--- Data extract ---

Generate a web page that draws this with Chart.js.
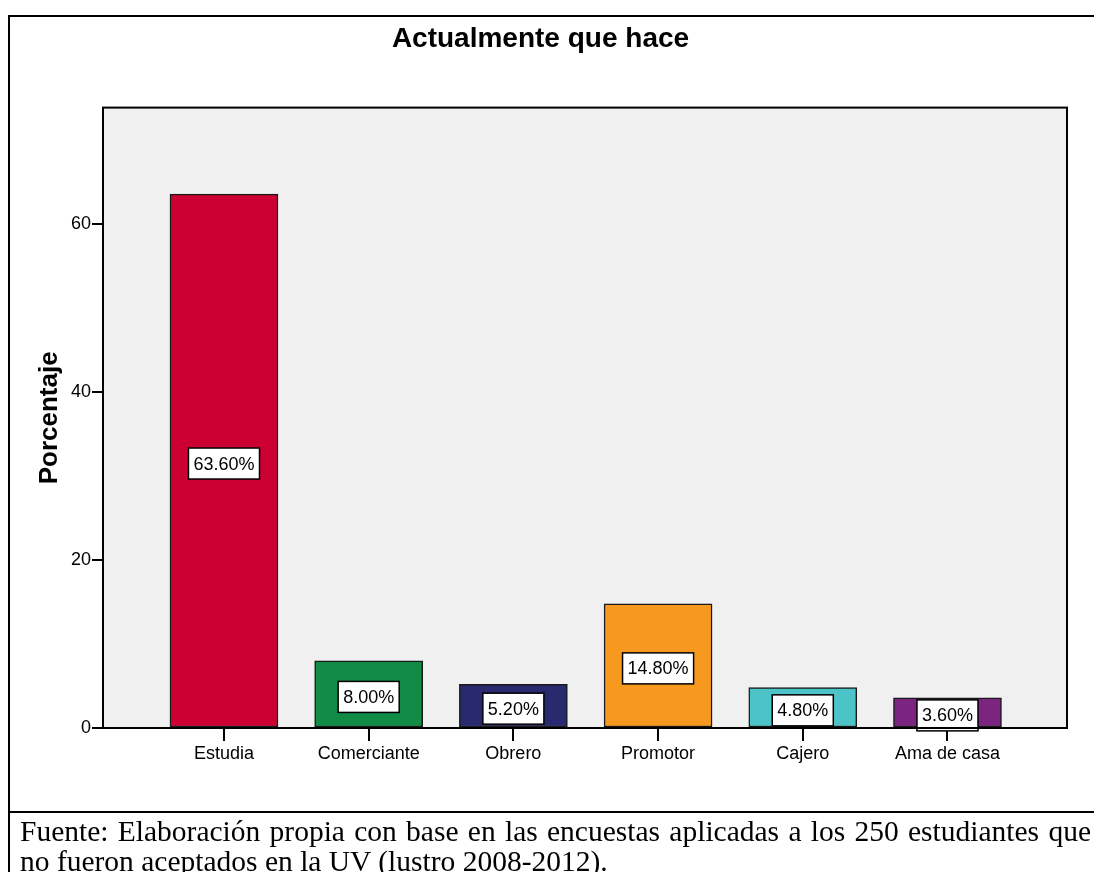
<!DOCTYPE html>
<html lang="es">
<head>
<meta charset="UTF-8">
<title>Actualmente que hace</title>
<script src="https://cdn.jsdelivr.net/npm/chart.js"></script>
<style>
    body { margin: 0; background: #fff; }
    #wrap { position: relative; width: 1094px; height: 872px; overflow: hidden; }
    #chart { position: absolute; left: 0; top: 0; }
    .rule { position: absolute; background: #000; }
    #fuente {
        position: absolute; left: 20px; top: 816px; width: 1071px;
        font-family: 'Liberation Serif', 'Times New Roman', serif;
        font-size: 29.5px; line-height: 30px; color: #000;
    }
    #fuente .l1 { text-align: justify; text-align-last: justify; white-space: nowrap; }
</style>
</head>
<body>
<div id="wrap">
    <canvas id="chart" width="1094" height="812"></canvas>
    <div class="rule" style="left:8px; top:15px; width:1086px; height:2px;"></div>
    <div class="rule" style="left:8px; top:15px; width:2px; height:857px;"></div>
    <div class="rule" style="left:8px; top:811px; width:1086px; height:2px;"></div>
    <div id="fuente">
        <div class="l1">Fuente: Elaboración propia con base en las encuestas aplicadas a los 250 estudiantes que</div>
        <div>no fueron aceptados en la UV (lustro 2008-2012).</div>
    </div>
</div>

<script>
    const categorias = ['Estudia', 'Comerciante', 'Obrero', 'Promotor', 'Cajero', 'Ama de casa'];
    const porcentajes = [63.6, 8.0, 5.2, 14.8, 4.8, 3.6];
    const colores = ['#cc0033', '#118c47', '#29296f', '#f7991f', '#4bc3c7', '#7b2580'];
    const yTicks = [0, 20, 40, 60];

    Chart.defaults.font.family = "'Liberation Sans', Arial, sans-serif";
    Chart.defaults.color = '#000';

    // fondo gris y marco del area de trazado
    const marco = {
        id: 'marco',
        beforeDraw(chart) {
            const a = chart.chartArea, ctx = chart.ctx;
            ctx.save();
            ctx.fillStyle = '#f0f0f0';
            ctx.fillRect(a.left, a.top, a.right - a.left, a.bottom - a.top);
            ctx.restore();
        },
        afterDraw(chart) {
            const a = chart.chartArea, ctx = chart.ctx;
            ctx.save();
            ctx.strokeStyle = '#000';
            ctx.lineWidth = 2;
            ctx.strokeRect(a.left, a.top, a.right - a.left, a.bottom - a.top);
            ctx.restore();
        }
    };

    // etiquetas con caja blanca en medio de cada barra
    const etiquetas = {
        id: 'etiquetas',
        afterDatasetsDraw(chart) {
            const ctx = chart.ctx;
            const meta = chart.getDatasetMeta(0);
            ctx.save();
            ctx.font = "18px 'Liberation Sans', Arial, sans-serif";
            ctx.textAlign = 'center';
            ctx.textBaseline = 'middle';
            meta.data.forEach((bar, i) => {
                const txt = porcentajes[i].toFixed(2) + '%';
                const w = ctx.measureText(txt).width + 10;
                const h = 31;
                const cy = (bar.y + bar.base) / 2 + 3;
                ctx.fillStyle = '#fff';
                ctx.fillRect(bar.x - w / 2, cy - h / 2, w, h);
                ctx.strokeStyle = '#000';
                ctx.lineWidth = 1.5;
                ctx.strokeRect(bar.x - w / 2, cy - h / 2, w, h);
                ctx.fillStyle = '#000';
                ctx.fillText(txt, bar.x, cy + 1);
            });
            ctx.restore();
        }
    };

    new Chart(document.getElementById('chart'), {
        type: 'bar',
        data: {
            datasets: [{
                data: porcentajes.map((v, i) => ({ x: i, y: v })),
                backgroundColor: colores,
                borderColor: '#1a1a1a',
                borderWidth: 1.5,
                borderSkipped: false,
                barThickness: 108
            }]
        },
        options: {
            responsive: false,
            devicePixelRatio: 1,
            animation: false,
            layout: { padding: { top: 0, right: 27, bottom: 0, left: 14 } },
            plugins: {
                legend: { display: false },
                tooltip: { enabled: false },
                title: {
                    display: true,
                    text: 'Actualmente que hace',
                    color: '#000',
                    font: { size: 28, weight: 'bold' },
                    padding: { top: 22, bottom: 52 }
                }
            },
            scales: {
                x: {
                    type: 'linear',
                    min: -0.836,
                    max: 5.826,
                    offset: false,
                    afterBuildTicks: axis => { axis.ticks = categorias.map((c, i) => ({ value: i })); },
                    afterFit: axis => { axis.height = 84; },
                    ticks: {
                        callback: v => categorias[v],
                        autoSkip: false,
                        maxRotation: 0,
                        font: { size: 18 },
                        color: '#000',
                        padding: 2
                    },
                    grid: { offset: false, drawOnChartArea: false, drawTicks: true, tickLength: 13, color: '#000', lineWidth: 2 },
                    border: { display: true, color: '#000', width: 2 }
                },
                y: {
                    min: 0,
                    max: 73.9,
                    afterBuildTicks: axis => { axis.ticks = yTicks.map(v => ({ value: v })); },
                    afterFit: axis => { axis.width = 89; },
                    ticks: { font: { size: 18 }, color: '#000', padding: 1, includeBounds: false },
                    grid: { drawOnChartArea: false, drawTicks: true, tickLength: 11, color: '#000', lineWidth: 2 },
                    border: { display: true, color: '#000', width: 2 },
                    title: {
                        display: true,
                        text: 'Porcentaje',
                        color: '#000',
                        font: { size: 26, weight: 'bold' },
                        padding: { top: 20, bottom: 0 }
                    }
                }
            }
        },
        plugins: [marco, etiquetas]
    });
</script>
</body>
</html>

---

**Work to be completed**
Without the pictures, output the full listing exactly as it stands.

**Exercise result**
Generate a web page that draws this with Chart.js.
<!DOCTYPE html>
<html lang="es">
<head>
<meta charset="UTF-8">
<title>Actualmente que hace</title>
<script src="https://cdn.jsdelivr.net/npm/chart.js"></script>
<style>
    body { margin: 0; background: #fff; }
    #wrap { position: relative; width: 1094px; height: 872px; overflow: hidden; }
    #chart { position: absolute; left: 0; top: 0; }
    .rule { position: absolute; background: #000; }
    #fuente {
        position: absolute; left: 20px; top: 816px; width: 1071px;
        font-family: 'Liberation Serif', 'Times New Roman', serif;
        font-size: 29.5px; line-height: 30px; color: #000;
    }
    #fuente .l1 { text-align: justify; text-align-last: justify; white-space: nowrap; }
</style>
</head>
<body>
<div id="wrap">
    <canvas id="chart" width="1094" height="812"></canvas>
    <div class="rule" style="left:8px; top:15px; width:1086px; height:2px;"></div>
    <div class="rule" style="left:8px; top:15px; width:2px; height:857px;"></div>
    <div class="rule" style="left:8px; top:811px; width:1086px; height:2px;"></div>
    <div id="fuente">
        <div class="l1">Fuente: Elaboración propia con base en las encuestas aplicadas a los 250 estudiantes que</div>
        <div>no fueron aceptados en la UV (lustro 2008-2012).</div>
    </div>
</div>

<script>
    const categorias = ['Estudia', 'Comerciante', 'Obrero', 'Promotor', 'Cajero', 'Ama de casa'];
    const porcentajes = [63.6, 8.0, 5.2, 14.8, 4.8, 3.6];
    const colores = ['#cc0033', '#118c47', '#29296f', '#f7991f', '#4bc3c7', '#7b2580'];
    const yTicks = [0, 20, 40, 60];

    Chart.defaults.font.family = "'Liberation Sans', Arial, sans-serif";
    Chart.defaults.color = '#000';

    // fondo gris y marco del area de trazado
    const marco = {
        id: 'marco',
        beforeDraw(chart) {
            const a = chart.chartArea, ctx = chart.ctx;
            ctx.save();
            ctx.fillStyle = '#f0f0f0';
            ctx.fillRect(a.left, a.top, a.right - a.left, a.bottom - a.top);
            ctx.restore();
        },
        afterDraw(chart) {
            const a = chart.chartArea, ctx = chart.ctx;
            ctx.save();
            ctx.strokeStyle = '#000';
            ctx.lineWidth = 2;
            ctx.strokeRect(a.left, a.top, a.right - a.left, a.bottom - a.top);
            ctx.restore();
        }
    };

    // etiquetas con caja blanca en medio de cada barra
    const etiquetas = {
        id: 'etiquetas',
        afterDatasetsDraw(chart) {
            const ctx = chart.ctx;
            const meta = chart.getDatasetMeta(0);
            ctx.save();
            ctx.font = "18px 'Liberation Sans', Arial, sans-serif";
            ctx.textAlign = 'center';
            ctx.textBaseline = 'middle';
            meta.data.forEach((bar, i) => {
                const txt = porcentajes[i].toFixed(2) + '%';
                const w = ctx.measureText(txt).width + 10;
                const h = 31;
                const cy = (bar.y + bar.base) / 2 + 3;
                ctx.fillStyle = '#fff';
                ctx.fillRect(bar.x - w / 2, cy - h / 2, w, h);
                ctx.strokeStyle = '#000';
                ctx.lineWidth = 1.5;
                ctx.strokeRect(bar.x - w / 2, cy - h / 2, w, h);
                ctx.fillStyle = '#000';
                ctx.fillText(txt, bar.x, cy + 1);
            });
            ctx.restore();
        }
    };

    new Chart(document.getElementById('chart'), {
        type: 'bar',
        data: {
            datasets: [{
                data: porcentajes.map((v, i) => ({ x: i, y: v })),
                backgroundColor: colores,
                borderColor: '#1a1a1a',
                borderWidth: 1.5,
                borderSkipped: false,
                barThickness: 108
            }]
        },
        options: {
            responsive: false,
            devicePixelRatio: 1,
            animation: false,
            layout: { padding: { top: 0, right: 27, bottom: 0, left: 14 } },
            plugins: {
                legend: { display: false },
                tooltip: { enabled: false },
                title: {
                    display: true,
                    text: 'Actualmente que hace',
                    color: '#000',
                    font: { size: 28, weight: 'bold' },
                    padding: { top: 22, bottom: 52 }
                }
            },
            scales: {
                x: {
                    type: 'linear',
                    min: -0.836,
                    max: 5.826,
                    offset: false,
                    afterBuildTicks: axis => { axis.ticks = categorias.map((c, i) => ({ value: i })); },
                    afterFit: axis => { axis.height = 84; },
                    ticks: {
                        callback: v => categorias[v],
                        autoSkip: false,
                        maxRotation: 0,
                        font: { size: 18 },
                        color: '#000',
                        padding: 2
                    },
                    grid: { offset: false, drawOnChartArea: false, drawTicks: true, tickLength: 13, color: '#000', lineWidth: 2 },
                    border: { display: true, color: '#000', width: 2 }
                },
                y: {
                    min: 0,
                    max: 73.9,
                    afterBuildTicks: axis => { axis.ticks = yTicks.map(v => ({ value: v })); },
                    afterFit: axis => { axis.width = 89; },
                    ticks: { font: { size: 18 }, color: '#000', padding: 1, includeBounds: false },
                    grid: { drawOnChartArea: false, drawTicks: true, tickLength: 11, color: '#000', lineWidth: 2 },
                    border: { display: true, color: '#000', width: 2 },
                    title: {
                        display: true,
                        text: 'Porcentaje',
                        color: '#000',
                        font: { size: 26, weight: 'bold' },
                        padding: { top: 20, bottom: 0 }
                    }
                }
            }
        },
        plugins: [marco, etiquetas]
    });
</script>
</body>
</html>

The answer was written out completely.